Each of these friction points chips away at trust. And trust is hard to win back once it’s gone.

What We Did to Fix It

We took a hard look at our process and implemented four structural changes.

1. Defined Standard vs. Non-Standard Deals

We codified what a “standard” deal looked like. Templated onboarding, core use cases, minimal integration. Then we documented what made a deal “non-standard,” such as custom work, advanced data flows, and heavy SE involvement. This helped:

  • Align expectations across departments
  • Filter for better-fit opportunities
  • Push reps to prioritize scalable solutions

2. Built a Deal Desk Review for Non-Standard Contracts

We required cross-functional sign-off for non-standard deals. Sales, Solutions, and CS had to agree on scope and feasibility before anything hit DocuSign. This shifted the tone from "just get the deal done" to "set the customer up to succeed."

3. Embedded SEs in Onboarding

If a Sales Engineer was involved in closing a deal, they stayed on through onboarding. No handoff happened without continuity. This kept technical promises aligned and prevented “translation” errors between pre-sale and post-sale.

4. Documented Everything in a Statement of Work (SOW)

For custom deals, we created detailed SOWs that clarified what was in scope, what wasn’t, and who owned what. Vague promises became real deliverables.

Best Practices for Seamless Transitions

While our solution worked for us, the broader principles apply across industries.
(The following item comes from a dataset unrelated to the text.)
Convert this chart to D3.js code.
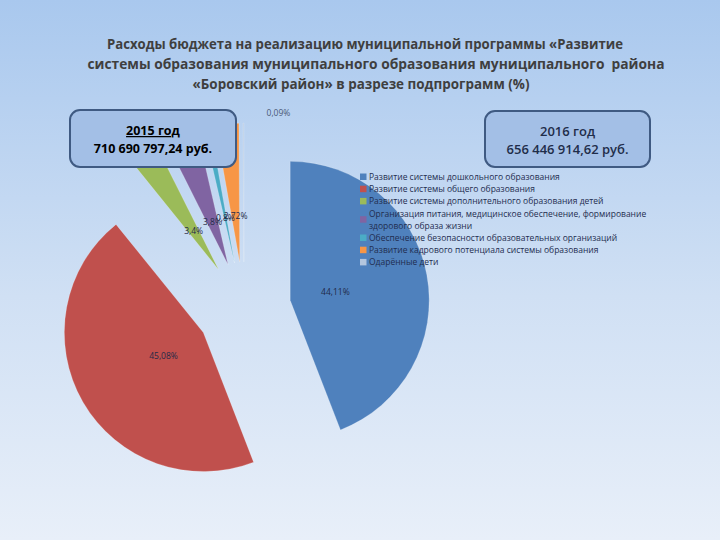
<!DOCTYPE html>
<html><head><meta charset="utf-8">
<script src="https://cdn.jsdelivr.net/npm/d3@7"></script>
<style>html,body{margin:0;padding:0;}svg{display:block;}</style>
</head><body>
<script>
const titleLines = [
  "Расходы бюджета на реализацию муниципальной программы «Развитие",
  "системы образования муниципального образования муниципального  района",
  "«Боровский район» в разрезе подпрограмм (%)"
];
const categories = [
  ["Развитие системы дошкольного образования"],
  ["Развитие системы общего образования"],
  ["Развитие системы дополнительного образования детей"],
  ["Организация питания, медицинское обеспечение, формирование", "здорового образа жизни"],
  ["Обеспечение безопасности образовательных организаций"],
  ["Развитие кадрового потенциала системы образования"],
  ["Одарённые дети"]
];
const values = [44.11, 45.08, 3.4, 3.8, 0.8, 2.72, 0.09];
const valueLabels = ["44,11%", "45,08%", "3,4%", "3,8%", "0,8%", "2,72%", "0,09%"];
const colors = ["#4F81BD", "#C0504D", "#9BBB59", "#8064A2", "#4BACC6", "#F79646", "#B3C6DE"];
const box2015 = ["2015 год", "710 690 797,24 руб."];
const box2016 = ["2016 год", "656 446 914,62 руб."];

const W = 720, H = 540;
const svg = d3.select("body").append("svg").attr("width", W).attr("height", H);
const defs = svg.append("defs");
const grad = defs.append("linearGradient").attr("id", "bg").attr("x1", 0).attr("y1", 0).attr("x2", 0).attr("y2", 1);
grad.append("stop").attr("offset", "0%").attr("stop-color", "#a9c8ee");
grad.append("stop").attr("offset", "55%").attr("stop-color", "#d0e0f4");
grad.append("stop").attr("offset", "100%").attr("stop-color", "#e8eff9");
svg.append("rect").attr("width", W).attr("height", H).attr("fill", "url(#bg)");

const titleLayout = [{ x: 365, w: 516 }, { x: 376, w: 577 }, { x: 361, w: 337 }];
svg.append("g").selectAll("text").data(titleLines).join("text")
  .attr("x", (d, i) => titleLayout[i].x).attr("y", (d, i) => 49 + i * 20)
  .attr("text-anchor", "middle")
  .attr("textLength", (d, i) => titleLayout[i].w).attr("lengthAdjust", "spacingAndGlyphs")
  .attr("font-family", "'Open Sans', sans-serif").attr("font-weight", "bold")
  .attr("font-size", 15).attr("fill", "#3f3f3f")
  .style("white-space", "pre")
  .text(d => d);

// Pie (exploded)
const cx = 244, cy = 309, R = 139, explode = 47;
const pie = d3.pie().sort(null).value(d => d);
const arcs = pie(values);
const arc = d3.arc().innerRadius(0).outerRadius(R);
const pieG = svg.append("g").attr("transform", `translate(${cx},${cy})`);
const mid = a => (a.startAngle + a.endAngle) / 2;
const off = a => [Math.sin(mid(a)) * explode, -Math.cos(mid(a)) * explode];
pieG.selectAll("path").data(arcs).join("path")
  .attr("transform", d => `translate(${off(d)})`)
  .attr("d", arc)
  .attr("fill", (d, i) => colors[i])
  .attr("stroke", "rgba(255,255,255,0.35)").attr("stroke-width", 0.6);

const labelArc = d3.arc().innerRadius(46).outerRadius(46);
pieG.selectAll("text.lbl").data(arcs).join("text").attr("class", "lbl")
  .attr("transform", (d, i) => {
    const o = off(d);
    if (i === 6) {
      return `translate(${o[0] + Math.sin(mid(d)) * (R + 10) + 35},${o[1] - Math.cos(mid(d)) * (R + 10)})`;
    }
    const c = labelArc.centroid(d);
    return `translate(${c[0] + o[0]},${c[1] + o[1]})`;
  })
  .attr("text-anchor", "middle").attr("dy", "0.35em")
  .attr("font-family", "'Open Sans', sans-serif").attr("font-size", 8.5)
  .attr("fill", (d, i) => i === 6 ? "#4a5a78" : "#1f2a48")
  .text((d, i) => valueLabels[i]);

// Legend
const legend = svg.append("g").attr("font-family", "'Open Sans', sans-serif").attr("font-size", 8.5).attr("fill", "#1f2d50");
let ly = 177;
const step = 12.2;
categories.forEach((lines, i) => {
  const n = lines.length;
  const m = ly + (n - 1) * step / 2;
  legend.append("rect").attr("x", 360).attr("y", m - 3.5).attr("width", 6.5).attr("height", 6.5).attr("fill", colors[i]);
  lines.forEach((t, j) => {
    legend.append("text").attr("x", 369).attr("y", ly + j * step).attr("dy", "0.35em").text(t);
  });
  ly += n * step;
});

// Boxes
function box(x, y, w, h, lines, opts) {
  const g = svg.append("g");
  g.append("rect").attr("x", x).attr("y", y).attr("width", w).attr("height", h).attr("rx", 10)
    .attr("fill", "#a3bfe6").attr("stroke", "#3f5a82").attr("stroke-width", 2);
  lines.forEach((t, j) => {
    const tx = g.append("text").attr("x", x + w / 2).attr("y", y + opts.top + j * opts.gap)
      .attr("text-anchor", "middle").attr("font-family", "'Open Sans', sans-serif")
      .attr("font-size", opts.size).attr("font-weight", opts.weight).attr("fill", opts.color).text(t);
    if (j === 0 && opts.underline) tx.attr("text-decoration", "underline");
  });
}
box(70, 110, 166, 57, box2015, { size: 12.5, weight: "bold", color: "#000", top: 25, gap: 18, underline: true });
box(485, 111, 165, 56, box2016, { size: 13, weight: 600, color: "#1f2d4a", top: 25, gap: 18, underline: false });
</script>
</body></html>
Structured Knowledge Transfer

Don’t rely on Slack threads and memory. Use a formal checklist for every handoff:

  • Stakeholders and decision-makers
  • Business goals and use cases
  • Promises made and custom solutions
  • Risks, objections, and blockers

Cross-Team Alignment

Sales compensation should reward long-term success, not just bookings. Customer success should be looped in early. Onboarding shouldn’t be learning about the customer for the first time.

Clear Role Definition

Every customer should know who is doing what and when. Don’t make them figure it out. Don’t let gaps go unowned.
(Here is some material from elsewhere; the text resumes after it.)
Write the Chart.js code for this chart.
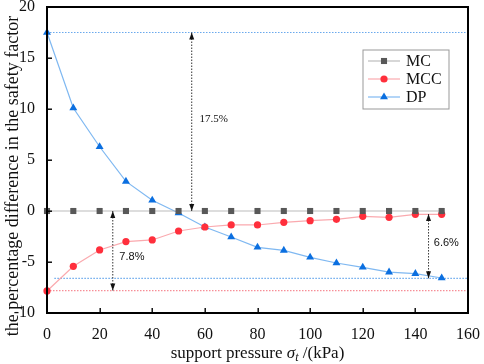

Leading Indicators of Customer Health

Retention starts long before renewal. Here’s what we tracked:

  • Time to First Value: How quickly did they send their first campaign or launch their first workflow?
  • Integration Completion: Did we plug into their stack on time?
  • Product Usage: Are they logging in and using key features?
  • Training Participation: Did their team show up and engage?
  • Customer Feedback: What are we hearing early via CSAT or NPS?

Each of these is a signal. Smooth handoffs accelerate these milestones. Rocky ones delay them.

Each of these is a signal. Smooth handoffs accelerate these milestones. Rocky ones delay them.

Customers who realize value in the first 30 days have 3x the LTV of those who don’t.

Why This Matters

Because this isn’t just about execution. It’s about trust.

Customers don’t care how your teams are organized. They care whether your company follows through. Whether what they were promised matches what they experience.

And the numbers back it up:

  • Over 40 percent of net new revenue in mature SaaS organizations comes from existing customers
  • Customers who complete four or more integrations are 35 percent less likely to churn
  • Smooth onboarding can lead to 3x higher lifetime value

Handoffs aren’t an internal process detail. They are a growth lever.

Final Thoughts

Seamless handoffs don’t happen by accident. They require structure, shared incentives, and an obsession with continuity. If you’re serious about delivering a standout customer experience, and growing through retention, you need to treat every transition point as a product in itself.

The moment a deal closes isn’t the end of your job. It’s the start of your customer’s story. And how that story begins shapes everything that comes next.